Political scientist: Black women will play key role in 2020 election

Long a driving force in social and political movements, Black women will play a more visible role in the presidential election, says University of Florida political science professor Dr. Sharon Austin.

“Black women have always been active and influential in civil rights groups and movements, but they were largely excluded from leadership roles. Now they’re not just organizing, they’re leading as well,” she said.

Professor Sharon Austin stands in front of Walker Hall at UF

Dr. Sharon Austin

Austin points to the female founders of the Black Lives Matter movement, the diverse candidates who prevailed in the 2018 midterm election, and the upsurge in female African-American mayors — one of whom, Atlanta mayor Keisha Lance Bottoms, could rise to higher prominence in the upcoming election. With Democratic nominee Joe Biden committed to a female running mate, an African-American vice presidential candidate such as Bottoms could solidify his appeal to Black women. Austin also sees Rep. Val Demings and Sen. Kamala Harris as promising VP options.

“If he chooses the right Black female running mate, it could really motivate voters,” Austin said, pointing out that Black women vote at higher rates than other demographic groups. “Biden is going to have to understand that lot of African-Americans are not going to vote for him just because he’s a Democrat or because he served with the first Black president.” 

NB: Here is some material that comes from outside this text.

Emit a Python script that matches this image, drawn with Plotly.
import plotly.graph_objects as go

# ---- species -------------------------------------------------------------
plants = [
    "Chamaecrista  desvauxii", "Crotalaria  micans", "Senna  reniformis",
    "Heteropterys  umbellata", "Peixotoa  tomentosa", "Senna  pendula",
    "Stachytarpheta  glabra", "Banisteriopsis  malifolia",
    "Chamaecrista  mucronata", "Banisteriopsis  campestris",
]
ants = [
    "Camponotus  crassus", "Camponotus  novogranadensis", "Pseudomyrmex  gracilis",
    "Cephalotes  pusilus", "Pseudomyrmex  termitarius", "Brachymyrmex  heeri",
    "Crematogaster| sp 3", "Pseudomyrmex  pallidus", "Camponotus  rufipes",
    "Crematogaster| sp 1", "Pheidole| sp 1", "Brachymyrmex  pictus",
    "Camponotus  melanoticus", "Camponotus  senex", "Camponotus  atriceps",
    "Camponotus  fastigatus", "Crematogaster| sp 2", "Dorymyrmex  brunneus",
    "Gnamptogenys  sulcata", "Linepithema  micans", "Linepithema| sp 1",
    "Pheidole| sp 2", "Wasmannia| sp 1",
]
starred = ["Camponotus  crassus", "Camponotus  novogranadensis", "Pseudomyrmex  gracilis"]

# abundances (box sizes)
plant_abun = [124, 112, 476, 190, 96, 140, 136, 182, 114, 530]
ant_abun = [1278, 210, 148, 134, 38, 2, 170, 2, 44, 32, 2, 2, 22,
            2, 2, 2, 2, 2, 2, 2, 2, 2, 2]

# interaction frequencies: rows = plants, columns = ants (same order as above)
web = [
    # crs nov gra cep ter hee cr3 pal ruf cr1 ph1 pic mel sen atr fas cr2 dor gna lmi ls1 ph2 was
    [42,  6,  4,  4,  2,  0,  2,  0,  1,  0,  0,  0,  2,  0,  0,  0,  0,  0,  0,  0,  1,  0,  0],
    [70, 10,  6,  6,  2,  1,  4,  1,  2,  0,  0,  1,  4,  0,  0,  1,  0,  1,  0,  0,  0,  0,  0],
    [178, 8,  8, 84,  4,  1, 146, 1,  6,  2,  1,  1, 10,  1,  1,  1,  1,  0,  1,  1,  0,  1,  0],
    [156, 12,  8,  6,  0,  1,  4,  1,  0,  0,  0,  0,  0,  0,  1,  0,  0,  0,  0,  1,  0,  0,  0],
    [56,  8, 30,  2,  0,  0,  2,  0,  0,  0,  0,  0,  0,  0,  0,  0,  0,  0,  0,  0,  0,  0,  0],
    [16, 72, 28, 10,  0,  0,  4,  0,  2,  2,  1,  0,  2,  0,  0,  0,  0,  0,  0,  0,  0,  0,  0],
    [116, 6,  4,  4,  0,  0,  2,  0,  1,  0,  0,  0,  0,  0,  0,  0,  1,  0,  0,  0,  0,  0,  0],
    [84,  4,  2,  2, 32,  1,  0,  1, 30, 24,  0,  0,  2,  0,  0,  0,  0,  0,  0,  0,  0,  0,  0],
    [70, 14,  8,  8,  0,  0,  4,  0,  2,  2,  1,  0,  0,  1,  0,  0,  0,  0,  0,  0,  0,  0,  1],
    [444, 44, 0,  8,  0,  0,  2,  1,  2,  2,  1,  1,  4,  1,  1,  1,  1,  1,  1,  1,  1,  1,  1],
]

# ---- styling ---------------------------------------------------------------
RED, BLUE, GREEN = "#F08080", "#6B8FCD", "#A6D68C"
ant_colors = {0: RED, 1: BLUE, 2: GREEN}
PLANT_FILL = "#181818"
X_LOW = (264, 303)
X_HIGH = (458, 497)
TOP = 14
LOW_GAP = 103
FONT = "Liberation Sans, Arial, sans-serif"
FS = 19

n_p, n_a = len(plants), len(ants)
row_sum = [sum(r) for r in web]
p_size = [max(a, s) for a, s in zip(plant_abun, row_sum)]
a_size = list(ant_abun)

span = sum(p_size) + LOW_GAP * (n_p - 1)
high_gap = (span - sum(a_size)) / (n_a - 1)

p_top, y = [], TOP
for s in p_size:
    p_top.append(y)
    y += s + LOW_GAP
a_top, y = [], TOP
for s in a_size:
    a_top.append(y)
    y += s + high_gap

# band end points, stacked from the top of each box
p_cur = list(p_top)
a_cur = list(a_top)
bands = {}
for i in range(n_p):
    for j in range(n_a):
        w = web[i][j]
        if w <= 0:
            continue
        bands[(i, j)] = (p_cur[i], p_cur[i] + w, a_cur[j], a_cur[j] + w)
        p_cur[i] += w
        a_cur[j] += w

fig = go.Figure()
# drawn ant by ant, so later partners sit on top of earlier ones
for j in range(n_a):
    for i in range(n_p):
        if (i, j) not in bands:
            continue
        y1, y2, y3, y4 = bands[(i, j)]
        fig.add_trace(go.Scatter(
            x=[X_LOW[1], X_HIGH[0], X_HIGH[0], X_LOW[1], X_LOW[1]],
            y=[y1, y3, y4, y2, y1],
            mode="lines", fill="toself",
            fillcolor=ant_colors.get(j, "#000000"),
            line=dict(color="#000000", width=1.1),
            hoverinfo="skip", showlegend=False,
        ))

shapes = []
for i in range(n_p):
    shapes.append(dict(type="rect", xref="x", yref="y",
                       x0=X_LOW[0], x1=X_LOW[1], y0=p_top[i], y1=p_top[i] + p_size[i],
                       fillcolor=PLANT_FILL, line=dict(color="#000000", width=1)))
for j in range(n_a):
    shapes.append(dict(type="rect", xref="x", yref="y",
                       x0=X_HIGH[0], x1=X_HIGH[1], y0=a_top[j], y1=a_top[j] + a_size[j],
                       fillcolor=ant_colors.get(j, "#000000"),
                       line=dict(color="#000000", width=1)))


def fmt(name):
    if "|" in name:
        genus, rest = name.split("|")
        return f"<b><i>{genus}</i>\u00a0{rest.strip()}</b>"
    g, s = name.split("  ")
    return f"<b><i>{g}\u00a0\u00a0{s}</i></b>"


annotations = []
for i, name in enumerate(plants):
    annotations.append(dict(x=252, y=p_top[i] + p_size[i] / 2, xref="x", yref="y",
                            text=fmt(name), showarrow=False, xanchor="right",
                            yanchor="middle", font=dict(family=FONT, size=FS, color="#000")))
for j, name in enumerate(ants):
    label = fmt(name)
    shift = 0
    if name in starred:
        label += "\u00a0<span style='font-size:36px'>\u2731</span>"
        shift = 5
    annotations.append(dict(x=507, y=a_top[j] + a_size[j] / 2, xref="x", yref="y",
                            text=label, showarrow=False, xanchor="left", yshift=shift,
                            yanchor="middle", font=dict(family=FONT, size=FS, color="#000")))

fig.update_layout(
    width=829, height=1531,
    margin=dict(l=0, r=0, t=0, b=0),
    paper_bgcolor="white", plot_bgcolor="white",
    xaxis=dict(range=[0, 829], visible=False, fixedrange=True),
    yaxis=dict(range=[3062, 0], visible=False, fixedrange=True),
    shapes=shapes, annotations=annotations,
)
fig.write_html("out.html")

Like Black voters, women shouldn’t be seen as a monolith, Austin said. Partisan and ideological differences between Black and white women run deep, particularly in the South. Nearing the 100th anniversary of women's suffrage, “Black and white women are experiencing the same divisions that existed in 1920 and during the height of the women's movement,” she said. “If we really expect to improve our plight as women, we need to mitigate those divisions.”